Fantasy knock-off ‘The Seeker’ cheesy and predictable
October 11, 2007
While the “Harry Potter” and “Lord of the Rings” franchises may be the supreme fantasy features of our time, their imitators persistently crawl out of the woodwork to this day.
“The Seeker: The Dark Is Rising” (a title every bit as cringe-inducing as “Ballistic: Ecks vs. Sever”) is the latest such example. It is a film whose source material was published long before the Boy Who Lived ever set foot in Hogwarts but is none-too-fashionably late to the table movie-wise.
Something strange is happening to Will Stanton (Alexander Ludwig), an American kid still getting used to his family’s big move to England. As Will’s 14th birthday approaches, birds crowd around him, dogs start to growl at him and he is able to summon great strength on a whim.

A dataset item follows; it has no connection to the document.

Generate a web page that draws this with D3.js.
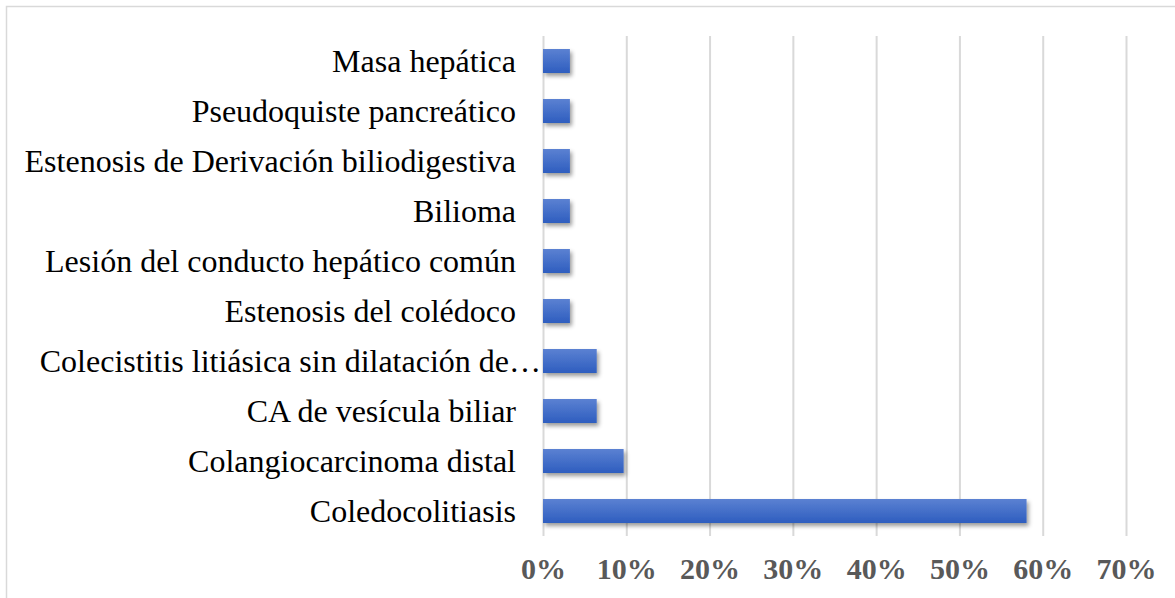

A group of noble immortals called the Old Ones tell Will he is fated to become the Seeker, an individual whose task it is to recover six “signs” which can be used to combat the Dark, a monstrous force that, if you haven’t already deduced from the title, is indeed rising.
The Dark wishes to possess the signs for its own nefarious plans, sending out a soldier called the Rider (Christopher Eccleston) to do whatever he can to take them out of Will’s hands. Our young hero’s quest ends up testing his own loyalty to the Old Ones while sending him on a journey across time itself.

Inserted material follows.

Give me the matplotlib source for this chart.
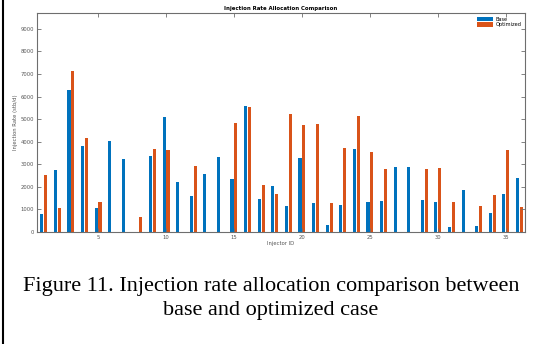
import matplotlib
matplotlib.use('Agg')
import matplotlib.pyplot as plt
import numpy as np

## Data (stb/d)
injector_ids = np.arange(1, 37)
base = [790, 2730, 6280, 3800, 1040, 4050, 3220, 0, 3350, 5100,
        2200, 1600, 2580, 3330, 2360, 5590, 1450, 2040, 1150, 3270,
        1280, 290, 1170, 3660, 1310, 1370, 2870, 2870, 1400, 1310,
        230, 1850, 240, 820, 1660, 2380]
optimized = [2530, 1070, 7140, 4140, 1340, 0, 0, 680, 3690, 3610,
             0, 2940, 0, 0, 4820, 5540, 2070, 1670, 5220, 4740,
             4760, 1280, 3720, 5150, 3550, 2790, 0, 0, 2780, 2850,
             1340, 0, 1150, 1630, 3650, 1090]
x_ticks = [5, 10, 15, 20, 25, 30, 35]
y_ticks = np.arange(0, 10000, 1000)

## Colors (MATLAB defaults)
colors = {
    "Base": "#0072BD",
    "Optimized": "#D95319",
}

fig = plt.figure(figsize=(5.35, 3.44), dpi=100)
ax = fig.add_axes([0.069, 0.326, 0.912, 0.636])

width = 0.229
ax.bar(injector_ids - 0.143, base, width=width, color=colors["Base"], label="Base")
ax.bar(injector_ids + 0.143, optimized, width=width, color=colors["Optimized"], label="Optimized")

ax.set_xlim(0.5, 36.4)
ax.set_ylim(0, 9700)
ax.set_xticks(x_ticks)
ax.set_yticks(y_ticks)

axis_color = '#6e6e6e'
for spine in ax.spines.values():
    spine.set_color(axis_color)
    spine.set_linewidth(0.8)
ax.tick_params(direction='in', length=3, width=0.6, color=axis_color,
               labelsize=3.8, labelcolor='#555555', top=True, right=True, pad=2)

ax.set_title("Injection Rate Allocation Comparison", fontsize=3.9, fontweight='bold', pad=2)
ax.set_xlabel("Injector ID", fontsize=3.8, color='#555555', labelpad=1)
ax.set_ylabel("Injection Rate (stb/d)", fontsize=3.8, color='#555555', labelpad=2)

ax.legend(loc='upper right', frameon=False, fontsize=3.6, handlelength=3.3,
          handleheight=1.0, borderaxespad=0.3, labelspacing=0.1, handletextpad=0.4)

# caption under the chart
fig.text(271 / 535, 1 - 287 / 344, "Figure 11. Injection rate allocation comparison between",
         ha='center', va='center', fontsize=16, family='Liberation Serif')
fig.text(271 / 535, 1 - 311 / 344, "base and optimized case",
         ha='center', va='center', fontsize=16, family='Liberation Serif')

# left page border
fig.add_artist(plt.Line2D([2.5 / 535, 2.5 / 535], [0, 1], color='black', linewidth=1.5,
                          transform=fig.transFigure))

plt.savefig("out.png", dpi=100)
plt.close()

I’m getting a teensy bit tired of the recent deluge of fantasy features, but that’s not my main beef with “The Seeker.” What irked me most is how the flick covers the basic structure of a movie of this kind without doing hardly anything unique of its own. It’s your basic “young boy, ancient prophecy, blah, blah” scenario, and each attempt made to carve a name for itself seems even more lame than the previous one.
What we get is a goofy bad guy in black riding a horse, loads of evil crows (left over from “Resident Evil: Extinction,” I guess) and the great Ian McShane spending half of his part screaming, “You are THE SEEKER!” This is one of those movies where the characters just spurt the plot out of their mouths instead of actual dialogue.
“The Seeker” is also apparently its own deus ex machina, always taking the easy way out of any situation whether it makes sense or not (i.e.: expect a lot of death-cheating).
It doesn’t help that Ludwig is a virtually emotionless hero, Eccleston’s Rider never really does anything except yell a lot (but he wears black, so you know he’s evil), and one character’s revelation as being a villain isn’t the slightest bit surprising whatsoever.
There are no flesh-and-blood characters to root for here, just thin genre archetypes that go through the same motions we’ve seen before in better movies.
I have to give “The Seeker” credit for at least looking good (aside from some awkward, swervy camera angles) and for moving along fairly swiftly. Still, when a movie has you yearning for the cheesy glory of “Eragon,” you know you have a problem.
A.J. Hakari is a student at UW-River Falls.